I have heard the opening to the Cars movie more times than I can count, and Owen Wilson’s little monologue always sticks in my head. Tangentially, well, I recently logged in to Xfinity to check my data usage, which sent me down a path towards tracking data usage inside of my network. I learned a lot about what to do, and what not to do.

We are using how much data?

Our internet went out on Sunday. This is not a normal occurrence, so I turned off the wifi on my phone and logged in to Xfinity’s website to report the problem. Out of sheer curiosity, after reporting the downtime, I clicked on the link to see our usage.

22 TB… That’s right, 22 terabytes of data in February, and approaching 30TB for March. And there were still 12 days left in March! Clearly, something was going on.

Asking the Unifi Controller

I logged in to the Unifi controller software in the hopes of identifying the source of this traffic. I jumped into the security insights, traffic identification, and looked at the data for the last month. Not one client showed more than 25 GB of traffic in the last month. That does not match what Xfinity is showing at all.

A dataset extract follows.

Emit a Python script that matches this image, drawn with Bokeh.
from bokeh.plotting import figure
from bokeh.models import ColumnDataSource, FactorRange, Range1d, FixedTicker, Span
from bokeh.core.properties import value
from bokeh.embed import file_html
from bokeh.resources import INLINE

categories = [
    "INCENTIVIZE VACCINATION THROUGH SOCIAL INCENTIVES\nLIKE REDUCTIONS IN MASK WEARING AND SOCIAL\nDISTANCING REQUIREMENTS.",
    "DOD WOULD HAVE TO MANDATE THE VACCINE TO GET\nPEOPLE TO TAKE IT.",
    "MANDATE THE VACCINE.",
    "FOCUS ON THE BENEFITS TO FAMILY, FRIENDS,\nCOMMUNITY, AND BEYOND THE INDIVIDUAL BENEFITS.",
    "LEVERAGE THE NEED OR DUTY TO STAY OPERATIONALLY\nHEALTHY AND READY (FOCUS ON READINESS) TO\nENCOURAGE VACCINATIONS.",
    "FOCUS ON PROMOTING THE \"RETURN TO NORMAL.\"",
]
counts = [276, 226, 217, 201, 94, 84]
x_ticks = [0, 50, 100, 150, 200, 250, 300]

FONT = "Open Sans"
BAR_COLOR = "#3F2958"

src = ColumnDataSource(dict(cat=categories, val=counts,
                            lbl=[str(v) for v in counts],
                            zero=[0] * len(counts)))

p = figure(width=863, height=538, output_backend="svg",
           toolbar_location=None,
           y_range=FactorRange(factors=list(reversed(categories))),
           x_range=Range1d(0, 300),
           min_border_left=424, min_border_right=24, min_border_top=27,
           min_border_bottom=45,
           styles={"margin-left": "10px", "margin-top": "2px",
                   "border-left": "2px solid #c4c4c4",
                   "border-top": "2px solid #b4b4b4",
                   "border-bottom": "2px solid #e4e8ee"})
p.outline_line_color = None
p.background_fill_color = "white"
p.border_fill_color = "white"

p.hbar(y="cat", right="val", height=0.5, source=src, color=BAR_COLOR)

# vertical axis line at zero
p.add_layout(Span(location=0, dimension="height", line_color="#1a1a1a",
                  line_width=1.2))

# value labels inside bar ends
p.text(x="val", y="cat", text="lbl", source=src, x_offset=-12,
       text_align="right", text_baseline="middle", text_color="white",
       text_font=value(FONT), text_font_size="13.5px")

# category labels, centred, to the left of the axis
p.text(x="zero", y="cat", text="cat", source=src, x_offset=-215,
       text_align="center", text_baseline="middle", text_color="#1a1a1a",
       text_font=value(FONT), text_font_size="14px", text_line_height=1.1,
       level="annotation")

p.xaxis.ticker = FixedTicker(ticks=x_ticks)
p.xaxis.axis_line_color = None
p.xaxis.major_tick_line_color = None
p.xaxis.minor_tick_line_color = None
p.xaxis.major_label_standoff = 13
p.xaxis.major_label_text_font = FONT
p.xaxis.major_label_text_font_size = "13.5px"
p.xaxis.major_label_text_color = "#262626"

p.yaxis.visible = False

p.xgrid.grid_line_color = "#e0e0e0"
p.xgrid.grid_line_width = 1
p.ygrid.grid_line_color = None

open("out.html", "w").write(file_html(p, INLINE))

A quick Google search lead me to a few posts that suggest that the Unifi’s automated speed test can boost your data usage, but that it doesn’t show on the Unifi. Mind you, these posts were 4+ years old, but I figured it was worth a shot. So I disabled the speed test in the Unifi controller, but would have to wait a day to see if the Xfinity numbers changed.

Fast forward a day – No change. According to Xfinity I was using something like 500GB of data per day, which is nonsense. My previous months were never higher than 2TB, so using that much data in 4 days means something is wrong.

Am I being hacked?

Thanks to “security first” being beat into me by some of my previous security-focused peers, the first thought in my head was “Am I being hacked?” I looked through logs on the various machines and clusters, trying to find where this data was coming from and why. But nothing looked odd or out of the ordinary: no extra pods running calculations, no servers consuming huge amounts of memory or CPU. So where in the world was 50TB of data coming from?

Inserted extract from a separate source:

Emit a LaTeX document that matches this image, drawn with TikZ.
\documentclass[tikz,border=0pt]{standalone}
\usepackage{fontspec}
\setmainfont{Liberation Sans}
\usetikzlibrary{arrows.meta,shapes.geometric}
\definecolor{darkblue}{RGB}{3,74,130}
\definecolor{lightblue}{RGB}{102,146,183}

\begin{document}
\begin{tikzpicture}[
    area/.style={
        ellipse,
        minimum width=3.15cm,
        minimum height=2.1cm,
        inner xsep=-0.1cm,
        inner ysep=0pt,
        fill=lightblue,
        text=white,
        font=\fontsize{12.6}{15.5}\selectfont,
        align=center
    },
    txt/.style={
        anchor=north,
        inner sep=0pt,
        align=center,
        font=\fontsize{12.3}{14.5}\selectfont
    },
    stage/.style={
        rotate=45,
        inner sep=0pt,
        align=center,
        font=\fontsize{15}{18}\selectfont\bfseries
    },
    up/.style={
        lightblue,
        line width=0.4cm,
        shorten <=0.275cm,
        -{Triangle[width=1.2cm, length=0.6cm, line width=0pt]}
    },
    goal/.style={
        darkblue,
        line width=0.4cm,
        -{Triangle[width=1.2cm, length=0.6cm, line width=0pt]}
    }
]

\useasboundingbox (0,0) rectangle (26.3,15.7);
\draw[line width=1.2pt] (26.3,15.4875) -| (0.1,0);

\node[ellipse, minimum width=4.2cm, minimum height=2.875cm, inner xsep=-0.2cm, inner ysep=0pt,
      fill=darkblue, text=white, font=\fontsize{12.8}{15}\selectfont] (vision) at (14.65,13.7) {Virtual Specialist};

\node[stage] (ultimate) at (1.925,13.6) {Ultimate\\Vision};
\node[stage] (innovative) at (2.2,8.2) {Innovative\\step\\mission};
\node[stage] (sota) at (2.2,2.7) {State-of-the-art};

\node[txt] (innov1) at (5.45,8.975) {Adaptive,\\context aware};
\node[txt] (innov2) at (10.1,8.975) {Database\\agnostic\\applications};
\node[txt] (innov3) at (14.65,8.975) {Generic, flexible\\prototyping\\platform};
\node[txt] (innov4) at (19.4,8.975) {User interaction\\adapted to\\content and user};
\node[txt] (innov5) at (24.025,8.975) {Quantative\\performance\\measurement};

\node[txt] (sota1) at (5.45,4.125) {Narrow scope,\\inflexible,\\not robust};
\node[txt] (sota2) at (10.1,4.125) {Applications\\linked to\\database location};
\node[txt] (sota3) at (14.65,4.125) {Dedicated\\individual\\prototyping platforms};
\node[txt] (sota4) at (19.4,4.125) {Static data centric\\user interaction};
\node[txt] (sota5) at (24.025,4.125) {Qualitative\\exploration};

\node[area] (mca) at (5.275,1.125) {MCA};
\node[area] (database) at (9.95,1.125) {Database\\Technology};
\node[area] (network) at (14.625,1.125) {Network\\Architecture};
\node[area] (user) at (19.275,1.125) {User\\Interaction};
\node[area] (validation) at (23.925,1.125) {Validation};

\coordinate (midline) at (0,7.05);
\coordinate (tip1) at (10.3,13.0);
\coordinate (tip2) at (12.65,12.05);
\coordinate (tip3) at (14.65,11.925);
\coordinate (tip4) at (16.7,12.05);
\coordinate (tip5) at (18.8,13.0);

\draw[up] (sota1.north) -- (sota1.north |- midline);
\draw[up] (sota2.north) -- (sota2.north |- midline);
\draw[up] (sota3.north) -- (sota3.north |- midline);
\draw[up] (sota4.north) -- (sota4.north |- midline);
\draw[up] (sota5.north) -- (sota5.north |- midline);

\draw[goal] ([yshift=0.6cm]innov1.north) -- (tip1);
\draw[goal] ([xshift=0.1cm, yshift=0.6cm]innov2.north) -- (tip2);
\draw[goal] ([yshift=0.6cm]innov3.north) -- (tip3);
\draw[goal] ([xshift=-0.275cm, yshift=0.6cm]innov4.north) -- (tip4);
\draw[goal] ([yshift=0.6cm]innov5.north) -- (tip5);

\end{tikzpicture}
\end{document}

Unifi Poller to the Rescue

At this point, I remembered that I have Unifi Poller running. The poller grabs data from my Unifi controller and puts it into Mimir. I started poking around the unpoller_ metrics until I found unpoller_device_bytes_total. Looking at that value for my Unifi Security Gateway, well, I saw this graph for the last 30 days:

unpoller_device_bytes_total – Last 30 Days

The scale on the right is bytes, so, 50,000,000,000,000 bytes, or roughly 50TB. Since I am not yet collecting the client DPI information with Unifi Poller, I just traced this data back to the start of this ramp up. It turned out to be February 14th at around 12:20 pm.

GitOps for the win

Since my cluster states are stored in Git repos, any changes to the state of things are logged as commits to the repository, making it very easy to track back. Combing through my commits for 2/14 around noon, I found the offending commit in the speedtest-exporter (now you see the reference to Lightning McQueen).

In an effort to move off of the k8s-at-home charts, which are no longer being maintained, I have switch over to creating charts using Bernd Schorgers’ library chart to manage some of the simple installs. The new chart configured the ServiceMonitor to scrape every minute, which meant, well, that I was running a speed test every minute. Of every day. For a month.

To test my theory, I shut down the speedtest-exporter pod. Before my change, I was seeing 5 and 6 GB of traffic every 30 seconds. With the speed test executing hourly, I am seeing 90-150 MB of traffic every 30 seconds. Additionally, the graph is much more sporadic, which makes more sense: I would expect traffic to increase when my kids are home and watching TV, and decrease at night. What I was seeing was a constant increase over time, which is what pointed me to the speed test. So I fixed the ServiceMonitor to only scrape once an hour, and I will check my data usage in Xfinity tomorrow to see how I did.

My apologies to my neighbors and Xfinity

Breaking this down, I have been using something around 1TB of bandwidth per day over the last month. So, I apologize to my neighbors for potentially slowing everything down, and to Xfinity for running speed tests once a minute. That is not to say that I will stop running speed tests, but I will go back to testing once an hour rather than once a minute.

Additionally, I’m using my newfound knowledge of the Unifi Poller metrics to write some alerts so that I can determine if too much data is coming in and out of the network.